DIRECTIONS:
Copy all the entries below exactly, but not the pictures.

[Start of LISTED ENTRIES]

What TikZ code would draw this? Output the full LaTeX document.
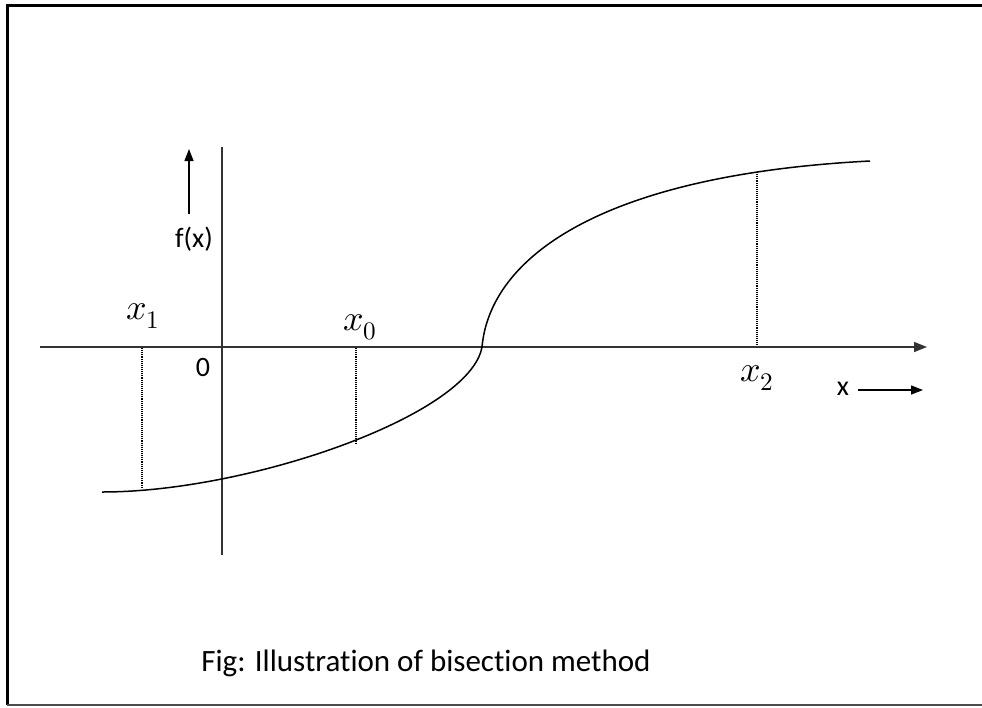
\documentclass[tikz,border=0pt]{standalone}
\usepackage{fontspec}
\usepackage{unicode-math}
\setmainfont{Carlito}[Ligatures=NoCommon]
\setmathfont{Latin Modern Math}
\usetikzlibrary{arrows.meta}
\begin{document}
\begin{tikzpicture}[x=1pt,y=-1pt,
  axis/.style={line width=1.4pt,draw=black!80,-{Triangle[length=13pt,width=10pt]}},
  plainaxis/.style={line width=1.4pt,draw=black!80},
  guide/.style={line width=1.7pt,dash pattern=on 1.1pt off 1pt},
  lbl/.style={inner sep=0pt,font=\fontsize{28}{30}\selectfont},
  mlbl/.style={inner sep=0pt,font=\fontsize{36}{38}\selectfont}]
\useasboundingbox (0,0) rectangle (982,707);
% frame
\draw[line width=3pt] (982,5) -- (7,5) -- (7,705);
\draw[line width=2pt,draw=black!70] (7,704.5) -- (982,704.5);
% axes
\coordinate (xl) at (40,347);
\coordinate (xr) at (927,347);
\coordinate (yt) at (222,147);
\coordinate (yb) at (222,555);
\draw[axis] (xl) -- (xr);
\draw[plainaxis] (yb) -- (yt);
% f(x) arrow
\coordinate (fa) at (189,214);
\coordinate (fb) at (189,149);
\draw[line width=1.4pt,-{Triangle[length=12pt,width=9pt]}] (fa) -- (fb);
\node[lbl] (fx) at (194,239) {f(x)};
\node[lbl] (zero) at (203,368) {0};
% x arrow
\node[lbl] (xx) at (843,389) {x};
\coordinate (xa) at (858,390);
\coordinate (xb) at (923,390);
\draw[line width=1.4pt,-{Triangle[length=12pt,width=9pt]}] (xa) -- (xb);
% curve
\coordinate (c0) at (102,492);
\coordinate (cm) at (482,347);
\coordinate (c1) at (870,161);
\draw[line width=1.5pt] (c0) .. controls (250,492) and (470,415) .. (cm)
  .. controls (490,258) and (600,175) .. (c1);
% guides
\coordinate (g1t) at (142,348);
\coordinate (g1b) at (142,488);
\coordinate (g0t) at (356,348);
\coordinate (g0b) at (356,444);
\coordinate (g2t) at (757,172);
\coordinate (g2b) at (757,346);
\draw[guide] (g1t) -- (g1b);
\draw[guide] (g0t) -- (g0b);
\draw[guide] (g2t) -- (g2b);
% labels
\node[mlbl] (x1) at (143,316) {$x_1$};
\node[mlbl] (x0) at (360,327) {$x_0$};
\node[mlbl] (x2) at (757,378) {$x_2$};
% caption
\node[inner sep=0pt,font=\fontsize{31}{33}\selectfont] (cap) at (426,663) {Fig: Illustration of bisection method};
\end{tikzpicture}
\end{document}
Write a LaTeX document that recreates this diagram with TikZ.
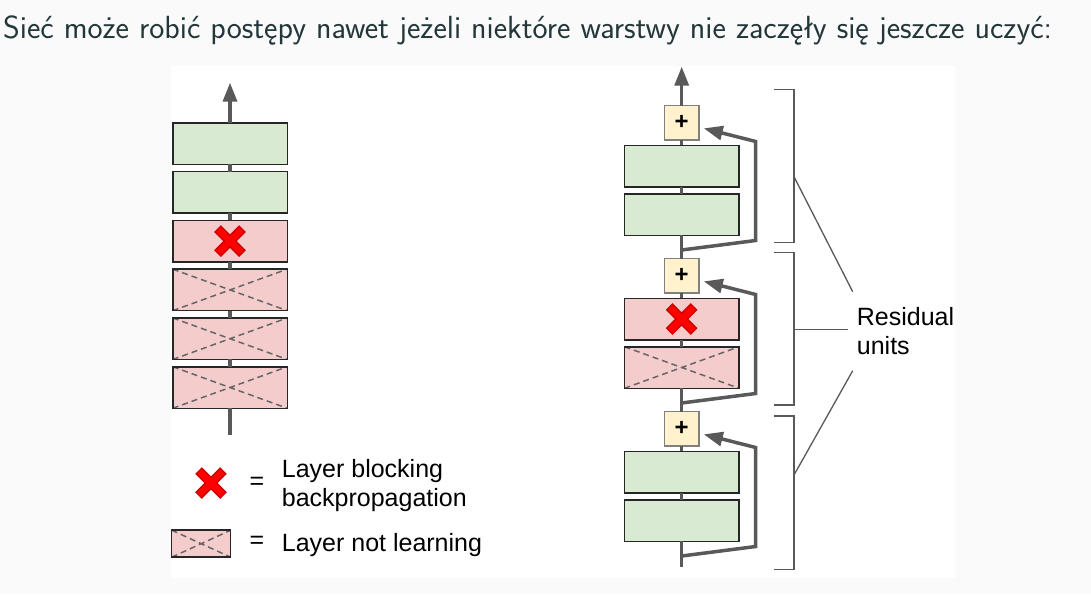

[End of LISTED ENTRIES]

WORKED SOLUTION:
What TikZ code would draw this? Output the full LaTeX document.
\documentclass[tikz,border=0pt]{standalone}
\usepackage{fontspec}
\usepackage{unicode-math}
\setmainfont{Carlito}[Ligatures=NoCommon]
\setmathfont{Latin Modern Math}
\usetikzlibrary{arrows.meta}
\begin{document}
\begin{tikzpicture}[x=1pt,y=-1pt,
  axis/.style={line width=1.4pt,draw=black!80,-{Triangle[length=13pt,width=10pt]}},
  plainaxis/.style={line width=1.4pt,draw=black!80},
  guide/.style={line width=1.7pt,dash pattern=on 1.1pt off 1pt},
  lbl/.style={inner sep=0pt,font=\fontsize{28}{30}\selectfont},
  mlbl/.style={inner sep=0pt,font=\fontsize{36}{38}\selectfont}]
\useasboundingbox (0,0) rectangle (982,707);
% frame
\draw[line width=3pt] (982,5) -- (7,5) -- (7,705);
\draw[line width=2pt,draw=black!70] (7,704.5) -- (982,704.5);
% axes
\coordinate (xl) at (40,347);
\coordinate (xr) at (927,347);
\coordinate (yt) at (222,147);
\coordinate (yb) at (222,555);
\draw[axis] (xl) -- (xr);
\draw[plainaxis] (yb) -- (yt);
% f(x) arrow
\coordinate (fa) at (189,214);
\coordinate (fb) at (189,149);
\draw[line width=1.4pt,-{Triangle[length=12pt,width=9pt]}] (fa) -- (fb);
\node[lbl] (fx) at (194,239) {f(x)};
\node[lbl] (zero) at (203,368) {0};
% x arrow
\node[lbl] (xx) at (843,389) {x};
\coordinate (xa) at (858,390);
\coordinate (xb) at (923,390);
\draw[line width=1.4pt,-{Triangle[length=12pt,width=9pt]}] (xa) -- (xb);
% curve
\coordinate (c0) at (102,492);
\coordinate (cm) at (482,347);
\coordinate (c1) at (870,161);
\draw[line width=1.5pt] (c0) .. controls (250,492) and (470,415) .. (cm)
  .. controls (490,258) and (600,175) .. (c1);
% guides
\coordinate (g1t) at (142,348);
\coordinate (g1b) at (142,488);
\coordinate (g0t) at (356,348);
\coordinate (g0b) at (356,444);
\coordinate (g2t) at (757,172);
\coordinate (g2b) at (757,346);
\draw[guide] (g1t) -- (g1b);
\draw[guide] (g0t) -- (g0b);
\draw[guide] (g2t) -- (g2b);
% labels
\node[mlbl] (x1) at (143,316) {$x_1$};
\node[mlbl] (x0) at (360,327) {$x_0$};
\node[mlbl] (x2) at (757,378) {$x_2$};
% caption
\node[inner sep=0pt,font=\fontsize{31}{33}\selectfont] (cap) at (426,663) {Fig: Illustration of bisection method};
\end{tikzpicture}
\end{document}
Write a LaTeX document that recreates this diagram with TikZ.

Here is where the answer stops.